▶ [PROVIDED DATA]:
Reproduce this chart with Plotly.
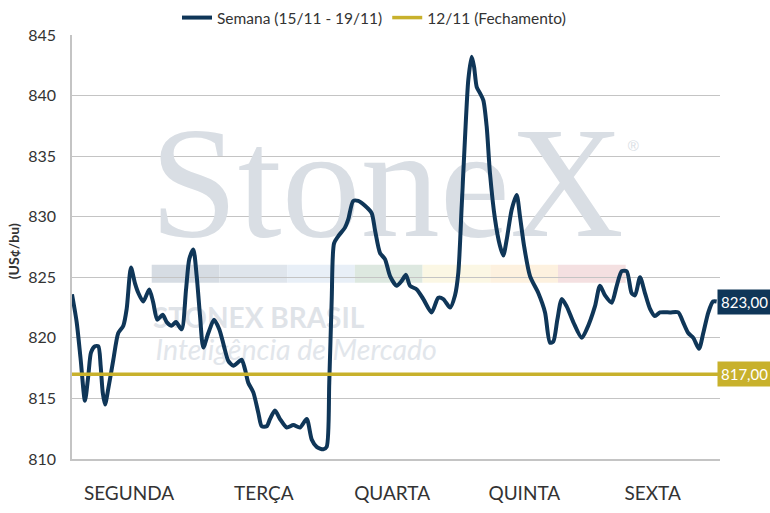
import plotly.graph_objects as go

# ---- data ----
# time position in trading days (0 = Monday open, 5 = Friday close)
t_days = [0.000, 0.036, 0.067, 0.100, 0.126, 0.147, 0.177, 0.203, 0.221, 0.237,
          0.255, 0.280, 0.319, 0.357, 0.396, 0.422, 0.455, 0.486, 0.512, 0.550,
          0.596, 0.627, 0.658, 0.700, 0.731, 0.769, 0.802, 0.846, 0.880, 0.905,
          0.936, 0.962, 0.988, 1.013, 1.052, 1.096, 1.137, 1.173, 1.206, 1.245,
          1.283, 1.309, 1.335, 1.360, 1.399, 1.438, 1.464, 1.502, 1.528, 1.566,
          1.605, 1.657, 1.708, 1.759, 1.811, 1.850, 1.888, 1.939, 1.965, 1.985,
          2.004, 2.022, 2.055, 2.106, 2.132, 2.170, 2.209, 2.261, 2.312, 2.338,
          2.377, 2.415, 2.454, 2.505, 2.544, 2.577, 2.608, 2.660, 2.711, 2.775,
          2.826, 2.865, 2.917, 2.955, 2.981, 3.007, 3.032, 3.058, 3.084, 3.102,
          3.123, 3.148, 3.174, 3.200, 3.225, 3.264, 3.302, 3.328, 3.354, 3.393,
          3.431, 3.457, 3.488, 3.534, 3.598, 3.650, 3.688, 3.714, 3.745, 3.779,
          3.817, 3.868, 3.933, 3.971, 4.035, 4.074, 4.113, 4.164, 4.203, 4.242,
          4.280, 4.318, 4.344, 4.383, 4.421, 4.460, 4.498, 4.537, 4.614, 4.678,
          4.715, 4.755, 4.794, 4.838, 4.871, 4.910, 4.946, 4.974]
semana = [823.6, 821.3, 818.2, 814.8, 816.9, 818.8, 819.3, 819.3, 817.7, 815.5,
          814.5, 815.8, 818.2, 820.4, 821.0, 822.4, 825.8, 824.5, 823.7, 823.0,
          824.0, 822.9, 821.5, 821.9, 821.3, 821.0, 821.3, 820.7, 824.0, 826.5,
          827.3, 825.1, 821.8, 819.2, 820.4, 821.5, 820.7, 819.3, 818.1, 817.7,
          818.0, 818.2, 817.4, 816.3, 815.5, 813.8, 812.7, 812.7, 813.3, 814.0,
          813.3, 812.6, 812.8, 812.6, 813.3, 811.6, 811.0, 810.8, 811.0, 816.3,
          823.2, 827.8, 828.4, 829.1, 829.8, 831.3, 831.3, 830.9, 830.3, 828.9,
          827.0, 826.5, 825.1, 824.3, 824.7, 825.2, 824.3, 824.0, 823.2, 822.1,
          823.3, 823.2, 822.5, 823.5, 825.4, 830.9, 836.4, 841.3, 843.2, 842.4,
          840.7, 840.2, 839.6, 837.4, 833.6, 829.8, 827.6, 826.8, 828.1, 830.6,
          831.8, 830.0, 827.6, 825.1, 823.7, 822.1, 819.6, 819.7, 821.5, 823.2,
          822.6, 821.3, 820.0, 820.7, 822.6, 824.3, 823.5, 822.9, 824.3, 825.5,
          825.5, 823.7, 823.5, 825.0, 823.7, 822.4, 821.8, 822.1, 822.1, 822.1,
          821.3, 820.4, 820.0, 819.1, 820.4, 822.1, 823.0, 823.0]
fechamento = 817.0
days = ["SEGUNDA", "TERÇA", "QUARTA", "QUINTA", "SEXTA"]
y_ticks = [810, 815, 820, 825, 830, 835, 840, 845]
series_names = ["Semana (15/11 - 19/11)", "12/11 (Fechamento)"]

NAVY = "#0f3658"
GOLD = "#c8b12c"
FONT = "Lato"

fig = go.Figure()

# ---- watermark (drawn first, under the data) ----
wm_color = "#d9dee4"
fig.add_trace(go.Scatter(x=[2.43], y=[831.7], mode="text", text=["StoneX"],
                         textfont=dict(family="Liberation Serif", size=158, color=wm_color),
                         hoverinfo="skip", showlegend=False, cliponaxis=False))
fig.add_trace(go.Scatter(x=[4.33], y=[835.7], mode="text", text=["®"],
                         textfont=dict(family="Liberation Sans", size=15, color=wm_color),
                         hoverinfo="skip", showlegend=False, cliponaxis=False))
fig.add_trace(go.Scatter(x=[1.44], y=[821.4], mode="text", text=["STONEX BRASIL"],
                         textfont=dict(family=FONT, size=28, color="#dfe3e8", weight="bold"),
                         hoverinfo="skip", showlegend=False, cliponaxis=False))
fig.add_trace(go.Scatter(x=[1.73], y=[818.8], mode="text", text=["Inteligência de Mercado"],
                         textfont=dict(family=FONT, size=28.5, color="#e2e6eb", style="italic"),
                         hoverinfo="skip", showlegend=False, cliponaxis=False))

# ---- data traces ----
fig.add_trace(go.Scatter(x=t_days, y=semana, mode="lines", name=series_names[0],
                         line=dict(color=NAVY, width=4, shape="spline", smoothing=0.7)))
fig.add_trace(go.Scatter(x=[0, 5], y=[fechamento, fechamento], mode="lines",
                         name=series_names[1], line=dict(color=GOLD, width=3.5)))

# ---- watermark colour band ----
band_colors = ["#d6dce3", "#dfe5ec", "#e8eff7", "#dde8e0", "#fbf7e4", "#fdf1df", "#f4e0e1"]
x0 = (151.7 - 72) / 648
seg = (625.7 - 151.7) / 648 / 7
for i, c in enumerate(band_colors):
    fig.add_shape(type="rect", xref="paper", yref="paper",
                  x0=x0 + i * seg, x1=x0 + (i + 1) * seg,
                  y0=(459.3 - 283) / 424, y1=(459.3 - 265) / 424,
                  fillcolor=c, line_width=0, layer="below")

# ---- end labels ----
fig.add_annotation(x=1.0, xref="paper", y=semana[-1], yref="y", xanchor="left",
                   xshift=-3, text=f"{semana[-1]:.2f}".replace(".", ","),
                   showarrow=False, bgcolor=NAVY, borderpad=3,
                   font=dict(family=FONT, size=15, color="white"))
fig.add_annotation(x=1.0, xref="paper", y=fechamento, yref="y", xanchor="left",
                   xshift=-3, text=f"{fechamento:.2f}".replace(".", ","),
                   showarrow=False, bgcolor=GOLD, borderpad=3,
                   font=dict(family=FONT, size=15, color="white"))

# y-axis title
fig.add_annotation(x=(13 - 72) / 648, xref="paper", y=0.49, yref="paper",
                   text="<b>(US¢/bu)</b>", textangle=-90, showarrow=False,
                   xanchor="center", yanchor="middle",
                   font=dict(family=FONT, size=14, color="#333333"))

fig.update_layout(
    width=770, height=513,
    margin=dict(l=72, r=50, t=35, b=54, autoexpand=False),
    paper_bgcolor="white", plot_bgcolor="white",
    font=dict(family=FONT, color="#333333"),
    legend=dict(orientation="h", x=(374 - 72) / 648, xanchor="center",
                y=1 + 17 / 424, yanchor="middle",
                font=dict(family=FONT, size=15.5, color="#333333"),
                itemwidth=30, traceorder="normal"),
    showlegend=True,
    xaxis=dict(range=[0, 5], tickmode="array",
               tickvals=[0.44, 1.48, 2.47, 3.49, 4.48], ticktext=days,
               showgrid=False, zeroline=False, showline=True, linecolor="#c4c4c4",
               linewidth=1.5, ticks="", ticklabelstandoff=16,
               tickfont=dict(family=FONT, size=19, color="#333333")),
    yaxis=dict(range=[810, 845], tickmode="array", tickvals=y_ticks,
               showgrid=True, gridcolor="#c4c4c4", gridwidth=1.2, zeroline=False,
               showline=True, linecolor="#c4c4c4", linewidth=1.5, ticks="",
               ticklabelstandoff=11,
               tickfont=dict(family=FONT, size=16, color="#333333")),
)

fig.write_html("out.html", config={"displayModeBar": False},
               post_script="document.body.style.margin='0px';")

▶ [WHAT TO WORK ON]: Take the material above from its first line through the line holding "import plotly.graph_objects as go" and set it down exactly, without the pictures.

▶ [ANSWER FOR THIS EXERCISE]:
Reproduce this chart with Plotly.
import plotly.graph_objects as go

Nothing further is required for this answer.